THE EXERCISE:
Go through the listing and pick out each line with the word "this" in it.

EXERCISE DATA:
◆ ◆ ◆ ◆ ◆
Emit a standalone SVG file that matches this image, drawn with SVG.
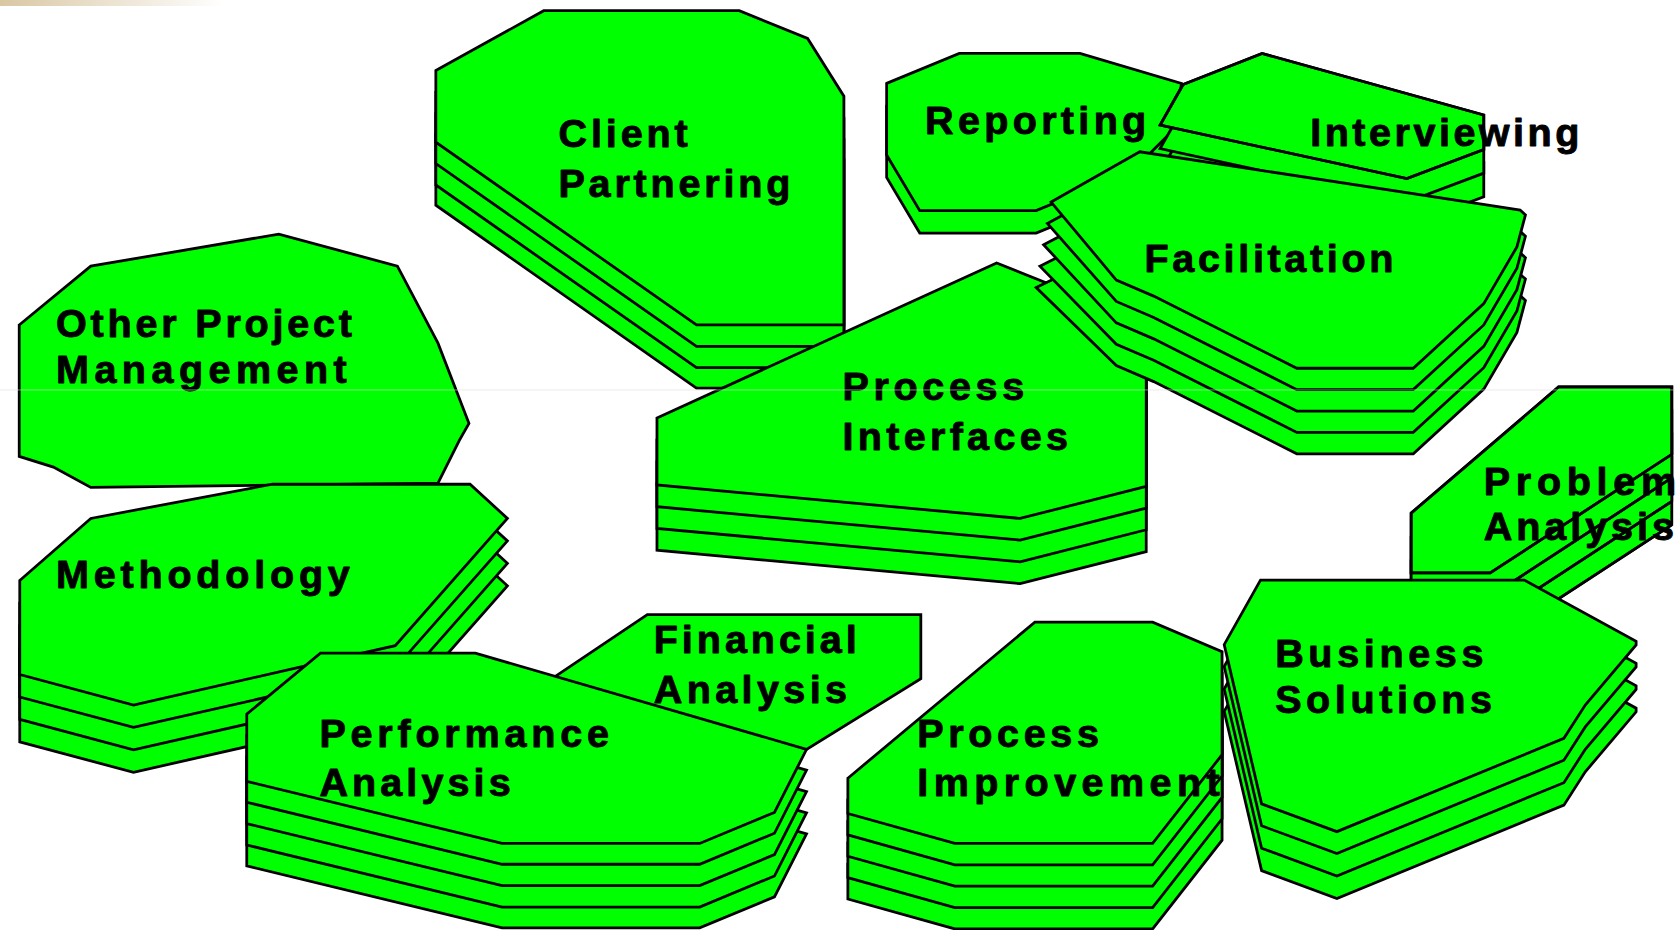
◆ ◆ ◆ ◆ ◆
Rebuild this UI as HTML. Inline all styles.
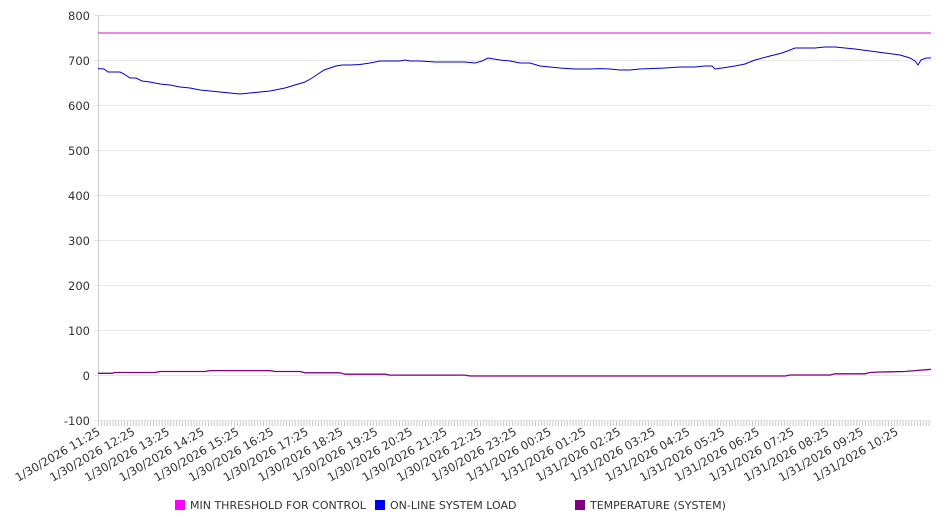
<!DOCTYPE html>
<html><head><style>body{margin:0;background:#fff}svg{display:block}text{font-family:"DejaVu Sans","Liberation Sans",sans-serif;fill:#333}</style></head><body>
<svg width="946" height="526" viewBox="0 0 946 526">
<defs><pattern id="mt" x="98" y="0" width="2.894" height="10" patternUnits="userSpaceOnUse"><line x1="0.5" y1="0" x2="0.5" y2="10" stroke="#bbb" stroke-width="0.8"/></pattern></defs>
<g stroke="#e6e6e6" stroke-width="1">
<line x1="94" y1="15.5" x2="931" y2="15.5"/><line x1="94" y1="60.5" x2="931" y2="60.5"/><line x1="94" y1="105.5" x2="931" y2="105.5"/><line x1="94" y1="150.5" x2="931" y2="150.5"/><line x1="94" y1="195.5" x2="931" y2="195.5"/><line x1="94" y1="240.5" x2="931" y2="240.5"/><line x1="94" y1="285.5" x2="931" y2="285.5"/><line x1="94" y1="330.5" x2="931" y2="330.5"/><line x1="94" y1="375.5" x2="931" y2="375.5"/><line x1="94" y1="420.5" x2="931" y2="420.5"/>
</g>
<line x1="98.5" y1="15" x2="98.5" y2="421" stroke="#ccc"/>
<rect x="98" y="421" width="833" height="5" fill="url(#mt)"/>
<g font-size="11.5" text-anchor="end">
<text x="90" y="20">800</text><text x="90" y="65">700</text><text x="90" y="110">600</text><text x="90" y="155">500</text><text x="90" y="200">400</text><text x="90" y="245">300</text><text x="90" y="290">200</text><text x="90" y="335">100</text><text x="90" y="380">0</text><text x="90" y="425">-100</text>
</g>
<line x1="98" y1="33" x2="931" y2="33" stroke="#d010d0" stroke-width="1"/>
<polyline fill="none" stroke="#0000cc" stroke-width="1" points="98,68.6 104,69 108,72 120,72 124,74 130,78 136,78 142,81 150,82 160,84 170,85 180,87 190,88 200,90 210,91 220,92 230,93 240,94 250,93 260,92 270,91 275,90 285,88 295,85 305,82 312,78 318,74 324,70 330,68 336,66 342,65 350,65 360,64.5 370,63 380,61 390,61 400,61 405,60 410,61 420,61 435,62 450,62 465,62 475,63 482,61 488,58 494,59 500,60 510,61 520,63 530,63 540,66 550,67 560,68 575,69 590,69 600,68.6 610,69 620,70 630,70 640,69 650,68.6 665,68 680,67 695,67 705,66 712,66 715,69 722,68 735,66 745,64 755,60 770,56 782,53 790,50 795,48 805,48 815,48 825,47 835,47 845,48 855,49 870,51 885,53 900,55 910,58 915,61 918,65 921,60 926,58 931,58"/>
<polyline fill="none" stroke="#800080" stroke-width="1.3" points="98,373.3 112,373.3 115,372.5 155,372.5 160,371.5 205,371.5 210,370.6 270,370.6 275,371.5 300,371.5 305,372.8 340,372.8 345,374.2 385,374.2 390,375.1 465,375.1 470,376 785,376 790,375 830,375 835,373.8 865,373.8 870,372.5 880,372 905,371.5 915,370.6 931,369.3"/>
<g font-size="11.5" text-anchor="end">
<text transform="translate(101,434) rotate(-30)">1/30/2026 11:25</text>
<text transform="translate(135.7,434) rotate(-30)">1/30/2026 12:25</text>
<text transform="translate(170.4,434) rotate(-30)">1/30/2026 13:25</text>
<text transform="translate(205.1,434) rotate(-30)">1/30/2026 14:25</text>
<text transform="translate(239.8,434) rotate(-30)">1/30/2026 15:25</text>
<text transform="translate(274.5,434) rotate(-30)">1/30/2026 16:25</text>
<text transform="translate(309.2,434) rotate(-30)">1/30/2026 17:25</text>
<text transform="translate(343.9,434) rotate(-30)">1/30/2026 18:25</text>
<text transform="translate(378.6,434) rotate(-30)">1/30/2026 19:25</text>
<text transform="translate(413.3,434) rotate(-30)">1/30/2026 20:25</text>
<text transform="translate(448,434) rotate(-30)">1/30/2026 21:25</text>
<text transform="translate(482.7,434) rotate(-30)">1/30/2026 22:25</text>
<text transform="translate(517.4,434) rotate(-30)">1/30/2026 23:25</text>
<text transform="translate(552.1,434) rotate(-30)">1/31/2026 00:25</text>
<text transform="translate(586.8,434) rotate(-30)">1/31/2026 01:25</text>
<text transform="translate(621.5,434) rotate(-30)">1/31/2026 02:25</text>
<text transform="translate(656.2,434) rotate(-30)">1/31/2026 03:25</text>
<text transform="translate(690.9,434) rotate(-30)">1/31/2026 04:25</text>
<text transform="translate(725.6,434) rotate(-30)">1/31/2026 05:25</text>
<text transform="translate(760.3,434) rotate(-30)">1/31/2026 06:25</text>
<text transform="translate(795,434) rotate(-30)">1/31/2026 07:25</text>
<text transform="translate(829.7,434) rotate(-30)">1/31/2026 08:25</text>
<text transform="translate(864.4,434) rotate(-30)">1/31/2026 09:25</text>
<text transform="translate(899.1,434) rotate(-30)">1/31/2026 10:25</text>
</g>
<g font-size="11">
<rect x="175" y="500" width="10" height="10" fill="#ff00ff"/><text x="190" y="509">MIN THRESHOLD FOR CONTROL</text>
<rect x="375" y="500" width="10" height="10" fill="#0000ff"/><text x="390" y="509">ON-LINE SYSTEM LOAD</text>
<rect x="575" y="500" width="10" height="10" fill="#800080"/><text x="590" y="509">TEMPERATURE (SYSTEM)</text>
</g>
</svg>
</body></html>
◆ ◆ ◆ ◆ ◆
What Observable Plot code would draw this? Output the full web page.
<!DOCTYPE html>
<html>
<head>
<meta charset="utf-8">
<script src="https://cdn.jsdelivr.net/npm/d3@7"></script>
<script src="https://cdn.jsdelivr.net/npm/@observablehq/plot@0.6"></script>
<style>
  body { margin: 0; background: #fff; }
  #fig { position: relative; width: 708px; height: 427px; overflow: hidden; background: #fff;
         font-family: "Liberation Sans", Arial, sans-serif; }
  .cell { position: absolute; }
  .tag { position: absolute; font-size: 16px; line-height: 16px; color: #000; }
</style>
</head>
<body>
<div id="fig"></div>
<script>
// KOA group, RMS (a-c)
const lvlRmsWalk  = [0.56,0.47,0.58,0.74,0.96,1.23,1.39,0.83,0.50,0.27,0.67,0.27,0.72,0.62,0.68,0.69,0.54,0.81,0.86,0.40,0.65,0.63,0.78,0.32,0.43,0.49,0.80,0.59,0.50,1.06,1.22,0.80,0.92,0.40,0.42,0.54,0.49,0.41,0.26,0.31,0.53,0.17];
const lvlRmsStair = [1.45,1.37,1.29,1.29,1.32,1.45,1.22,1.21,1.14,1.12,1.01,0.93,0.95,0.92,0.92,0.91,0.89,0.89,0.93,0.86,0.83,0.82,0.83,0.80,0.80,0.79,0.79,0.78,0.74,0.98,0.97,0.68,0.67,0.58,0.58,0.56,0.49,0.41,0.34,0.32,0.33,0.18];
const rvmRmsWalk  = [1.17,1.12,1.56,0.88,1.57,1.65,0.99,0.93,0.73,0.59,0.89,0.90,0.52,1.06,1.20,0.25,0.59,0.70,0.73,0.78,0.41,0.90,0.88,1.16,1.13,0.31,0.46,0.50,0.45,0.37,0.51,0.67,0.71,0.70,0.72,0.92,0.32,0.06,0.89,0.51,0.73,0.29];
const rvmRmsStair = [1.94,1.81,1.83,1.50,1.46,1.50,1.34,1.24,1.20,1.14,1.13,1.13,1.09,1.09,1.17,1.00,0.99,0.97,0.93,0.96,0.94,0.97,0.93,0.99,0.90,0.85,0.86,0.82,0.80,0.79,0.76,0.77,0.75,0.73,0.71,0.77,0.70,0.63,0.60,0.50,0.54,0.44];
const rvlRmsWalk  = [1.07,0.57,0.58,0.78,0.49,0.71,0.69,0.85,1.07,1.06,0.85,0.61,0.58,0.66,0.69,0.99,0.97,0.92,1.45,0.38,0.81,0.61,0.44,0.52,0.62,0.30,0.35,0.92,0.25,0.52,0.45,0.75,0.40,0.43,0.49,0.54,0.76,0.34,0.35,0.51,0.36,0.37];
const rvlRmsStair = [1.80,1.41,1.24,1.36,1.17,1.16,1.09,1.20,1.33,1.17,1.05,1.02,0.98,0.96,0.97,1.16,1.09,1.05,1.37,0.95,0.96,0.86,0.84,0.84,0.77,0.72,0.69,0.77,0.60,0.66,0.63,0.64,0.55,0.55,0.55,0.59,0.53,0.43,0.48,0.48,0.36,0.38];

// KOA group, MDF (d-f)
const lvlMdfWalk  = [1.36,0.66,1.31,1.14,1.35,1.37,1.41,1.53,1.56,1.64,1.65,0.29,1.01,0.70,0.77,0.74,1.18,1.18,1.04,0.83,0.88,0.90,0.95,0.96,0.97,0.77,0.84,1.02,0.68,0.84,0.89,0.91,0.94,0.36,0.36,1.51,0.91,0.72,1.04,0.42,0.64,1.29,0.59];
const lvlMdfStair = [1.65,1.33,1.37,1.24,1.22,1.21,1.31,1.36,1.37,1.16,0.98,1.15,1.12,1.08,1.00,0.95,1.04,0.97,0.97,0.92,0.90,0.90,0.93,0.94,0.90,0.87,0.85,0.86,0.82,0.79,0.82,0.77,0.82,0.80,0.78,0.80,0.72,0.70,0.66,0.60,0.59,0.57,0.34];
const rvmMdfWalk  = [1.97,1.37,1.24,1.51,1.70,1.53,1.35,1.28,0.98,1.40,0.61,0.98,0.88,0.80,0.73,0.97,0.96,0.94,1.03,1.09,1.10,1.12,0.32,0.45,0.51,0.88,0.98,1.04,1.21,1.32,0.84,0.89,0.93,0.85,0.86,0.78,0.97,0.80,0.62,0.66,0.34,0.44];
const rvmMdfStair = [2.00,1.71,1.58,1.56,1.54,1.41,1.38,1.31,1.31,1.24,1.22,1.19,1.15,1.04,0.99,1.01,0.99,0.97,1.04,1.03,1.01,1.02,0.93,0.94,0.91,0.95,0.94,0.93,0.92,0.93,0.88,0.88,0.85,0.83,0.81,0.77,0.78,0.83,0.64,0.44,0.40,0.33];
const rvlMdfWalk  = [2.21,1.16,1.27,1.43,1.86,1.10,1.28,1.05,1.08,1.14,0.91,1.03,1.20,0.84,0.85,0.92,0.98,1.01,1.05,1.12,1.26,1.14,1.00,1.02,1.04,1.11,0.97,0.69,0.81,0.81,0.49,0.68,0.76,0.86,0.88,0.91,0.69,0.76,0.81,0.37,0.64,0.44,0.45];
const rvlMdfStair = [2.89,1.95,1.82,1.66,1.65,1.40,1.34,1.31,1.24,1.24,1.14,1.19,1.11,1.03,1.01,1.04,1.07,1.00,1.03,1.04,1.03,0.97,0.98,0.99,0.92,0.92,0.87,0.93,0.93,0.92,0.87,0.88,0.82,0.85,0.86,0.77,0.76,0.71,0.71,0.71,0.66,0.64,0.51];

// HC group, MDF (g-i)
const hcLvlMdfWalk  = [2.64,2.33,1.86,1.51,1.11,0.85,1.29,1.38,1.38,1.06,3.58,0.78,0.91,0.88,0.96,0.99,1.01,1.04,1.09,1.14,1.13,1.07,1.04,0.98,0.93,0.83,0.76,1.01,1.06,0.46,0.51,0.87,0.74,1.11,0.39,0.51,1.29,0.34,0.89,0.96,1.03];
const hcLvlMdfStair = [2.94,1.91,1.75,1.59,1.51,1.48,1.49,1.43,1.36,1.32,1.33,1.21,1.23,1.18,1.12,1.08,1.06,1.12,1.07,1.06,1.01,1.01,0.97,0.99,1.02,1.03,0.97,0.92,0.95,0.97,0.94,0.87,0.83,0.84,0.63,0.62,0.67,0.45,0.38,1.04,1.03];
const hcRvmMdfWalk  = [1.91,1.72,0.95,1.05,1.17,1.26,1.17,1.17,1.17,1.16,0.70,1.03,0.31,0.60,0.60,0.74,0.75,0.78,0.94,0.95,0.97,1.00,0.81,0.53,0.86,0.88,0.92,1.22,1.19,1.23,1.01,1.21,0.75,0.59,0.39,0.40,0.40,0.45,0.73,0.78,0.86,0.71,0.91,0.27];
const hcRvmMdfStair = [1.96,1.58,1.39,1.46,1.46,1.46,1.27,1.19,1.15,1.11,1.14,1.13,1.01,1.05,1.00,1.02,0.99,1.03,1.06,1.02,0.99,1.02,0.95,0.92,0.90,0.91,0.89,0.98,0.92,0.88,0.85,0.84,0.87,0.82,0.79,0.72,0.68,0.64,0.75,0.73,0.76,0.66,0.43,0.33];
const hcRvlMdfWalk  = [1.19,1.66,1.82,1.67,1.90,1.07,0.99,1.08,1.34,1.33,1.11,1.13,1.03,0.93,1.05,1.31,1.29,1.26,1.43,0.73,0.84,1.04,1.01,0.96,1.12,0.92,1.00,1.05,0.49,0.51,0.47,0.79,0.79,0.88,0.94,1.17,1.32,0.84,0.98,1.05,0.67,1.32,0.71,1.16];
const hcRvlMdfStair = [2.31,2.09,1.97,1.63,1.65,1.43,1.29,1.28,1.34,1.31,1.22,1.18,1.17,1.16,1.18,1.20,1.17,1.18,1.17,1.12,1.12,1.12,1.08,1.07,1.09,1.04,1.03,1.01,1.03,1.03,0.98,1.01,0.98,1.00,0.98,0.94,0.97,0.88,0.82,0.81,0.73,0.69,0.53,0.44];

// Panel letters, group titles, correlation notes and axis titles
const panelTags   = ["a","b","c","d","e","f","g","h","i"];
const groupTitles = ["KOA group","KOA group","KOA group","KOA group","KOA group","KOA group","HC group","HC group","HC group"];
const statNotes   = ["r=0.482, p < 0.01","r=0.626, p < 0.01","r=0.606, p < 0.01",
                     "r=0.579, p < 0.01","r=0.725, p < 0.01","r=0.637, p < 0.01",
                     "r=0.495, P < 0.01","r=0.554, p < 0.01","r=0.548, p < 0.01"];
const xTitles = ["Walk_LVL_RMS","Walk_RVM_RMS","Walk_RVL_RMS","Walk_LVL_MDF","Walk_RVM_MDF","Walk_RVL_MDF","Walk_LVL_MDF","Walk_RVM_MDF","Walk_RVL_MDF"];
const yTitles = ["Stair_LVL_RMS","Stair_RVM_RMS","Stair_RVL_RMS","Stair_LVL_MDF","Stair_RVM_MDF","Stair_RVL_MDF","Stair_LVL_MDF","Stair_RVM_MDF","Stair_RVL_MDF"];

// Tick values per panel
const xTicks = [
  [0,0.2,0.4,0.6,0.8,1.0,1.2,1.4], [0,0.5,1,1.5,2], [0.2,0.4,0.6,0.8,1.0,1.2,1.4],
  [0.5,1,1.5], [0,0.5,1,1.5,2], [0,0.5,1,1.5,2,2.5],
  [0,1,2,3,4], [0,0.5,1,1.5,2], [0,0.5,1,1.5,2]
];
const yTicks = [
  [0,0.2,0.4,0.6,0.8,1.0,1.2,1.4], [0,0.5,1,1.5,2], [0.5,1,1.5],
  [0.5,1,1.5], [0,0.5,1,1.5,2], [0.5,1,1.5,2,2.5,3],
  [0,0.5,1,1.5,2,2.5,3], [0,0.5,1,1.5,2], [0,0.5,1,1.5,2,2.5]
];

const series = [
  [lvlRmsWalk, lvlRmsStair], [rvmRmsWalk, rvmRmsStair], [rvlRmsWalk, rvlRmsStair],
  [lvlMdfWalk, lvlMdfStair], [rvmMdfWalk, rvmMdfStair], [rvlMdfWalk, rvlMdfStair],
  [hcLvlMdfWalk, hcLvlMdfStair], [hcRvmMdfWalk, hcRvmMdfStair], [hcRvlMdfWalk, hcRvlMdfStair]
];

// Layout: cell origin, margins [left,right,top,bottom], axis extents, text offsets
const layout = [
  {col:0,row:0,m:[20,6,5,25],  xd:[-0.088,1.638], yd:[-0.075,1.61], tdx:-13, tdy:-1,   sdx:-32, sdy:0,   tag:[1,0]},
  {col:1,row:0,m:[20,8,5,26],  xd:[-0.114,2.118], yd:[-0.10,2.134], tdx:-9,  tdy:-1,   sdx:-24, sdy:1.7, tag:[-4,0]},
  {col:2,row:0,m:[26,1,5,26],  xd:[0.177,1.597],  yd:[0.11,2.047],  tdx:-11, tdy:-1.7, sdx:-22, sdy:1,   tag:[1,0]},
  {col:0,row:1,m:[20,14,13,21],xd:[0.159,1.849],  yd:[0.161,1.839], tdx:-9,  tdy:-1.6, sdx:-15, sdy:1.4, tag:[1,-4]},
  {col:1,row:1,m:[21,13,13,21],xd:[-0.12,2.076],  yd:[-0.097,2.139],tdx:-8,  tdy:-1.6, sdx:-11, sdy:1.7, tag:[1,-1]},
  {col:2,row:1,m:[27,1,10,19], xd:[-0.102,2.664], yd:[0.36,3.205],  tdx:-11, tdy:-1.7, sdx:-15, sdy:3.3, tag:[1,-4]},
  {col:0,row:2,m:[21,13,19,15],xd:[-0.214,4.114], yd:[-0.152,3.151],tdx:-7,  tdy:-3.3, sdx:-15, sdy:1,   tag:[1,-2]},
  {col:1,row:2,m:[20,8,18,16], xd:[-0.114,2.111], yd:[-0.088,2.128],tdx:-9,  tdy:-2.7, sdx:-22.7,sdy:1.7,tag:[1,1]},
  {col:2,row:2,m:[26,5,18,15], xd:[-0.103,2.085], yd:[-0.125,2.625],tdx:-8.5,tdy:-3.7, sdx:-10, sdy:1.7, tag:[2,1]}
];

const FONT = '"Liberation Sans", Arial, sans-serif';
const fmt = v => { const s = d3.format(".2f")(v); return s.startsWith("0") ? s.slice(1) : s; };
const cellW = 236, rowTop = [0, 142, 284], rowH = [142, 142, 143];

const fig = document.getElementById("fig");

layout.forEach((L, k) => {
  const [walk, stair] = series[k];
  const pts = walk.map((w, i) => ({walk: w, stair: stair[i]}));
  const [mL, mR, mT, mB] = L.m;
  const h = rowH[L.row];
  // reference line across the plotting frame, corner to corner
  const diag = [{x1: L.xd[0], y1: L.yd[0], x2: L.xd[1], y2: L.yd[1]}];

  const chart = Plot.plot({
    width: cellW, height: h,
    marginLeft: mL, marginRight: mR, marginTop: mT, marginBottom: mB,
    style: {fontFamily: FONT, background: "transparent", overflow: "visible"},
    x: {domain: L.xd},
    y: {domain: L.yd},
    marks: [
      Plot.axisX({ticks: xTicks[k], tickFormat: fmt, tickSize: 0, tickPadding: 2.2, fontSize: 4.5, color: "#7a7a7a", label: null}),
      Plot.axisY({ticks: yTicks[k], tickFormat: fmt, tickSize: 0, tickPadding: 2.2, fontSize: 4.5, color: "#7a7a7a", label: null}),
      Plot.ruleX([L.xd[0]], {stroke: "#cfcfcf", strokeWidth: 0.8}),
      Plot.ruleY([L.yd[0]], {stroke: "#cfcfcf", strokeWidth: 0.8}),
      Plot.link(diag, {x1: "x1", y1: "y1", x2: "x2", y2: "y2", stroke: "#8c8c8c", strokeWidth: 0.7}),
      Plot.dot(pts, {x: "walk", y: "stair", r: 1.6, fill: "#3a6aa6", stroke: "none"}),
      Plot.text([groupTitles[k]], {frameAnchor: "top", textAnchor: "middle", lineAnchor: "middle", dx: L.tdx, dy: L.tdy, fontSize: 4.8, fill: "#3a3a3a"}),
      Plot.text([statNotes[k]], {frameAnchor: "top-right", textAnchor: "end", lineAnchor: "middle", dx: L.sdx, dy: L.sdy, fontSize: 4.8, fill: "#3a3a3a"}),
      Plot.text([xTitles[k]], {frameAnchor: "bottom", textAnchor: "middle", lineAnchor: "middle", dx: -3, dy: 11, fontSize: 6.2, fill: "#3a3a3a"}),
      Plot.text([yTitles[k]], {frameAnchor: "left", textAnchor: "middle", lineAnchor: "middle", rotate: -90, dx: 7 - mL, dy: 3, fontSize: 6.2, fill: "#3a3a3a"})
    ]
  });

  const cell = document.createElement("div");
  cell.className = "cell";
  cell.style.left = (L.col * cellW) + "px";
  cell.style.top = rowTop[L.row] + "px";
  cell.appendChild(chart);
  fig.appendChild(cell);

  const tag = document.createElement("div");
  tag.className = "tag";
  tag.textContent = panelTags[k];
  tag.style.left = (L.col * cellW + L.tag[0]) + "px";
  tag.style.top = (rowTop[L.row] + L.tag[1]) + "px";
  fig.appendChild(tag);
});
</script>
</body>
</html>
◆ ◆ ◆ ◆ ◆
EXERCISE OUTPUT:
Emit a standalone SVG file that matches this image, drawn with SVG.
Rebuild this UI as HTML. Inline all styles.
What Observable Plot code would draw this? Output the full web page.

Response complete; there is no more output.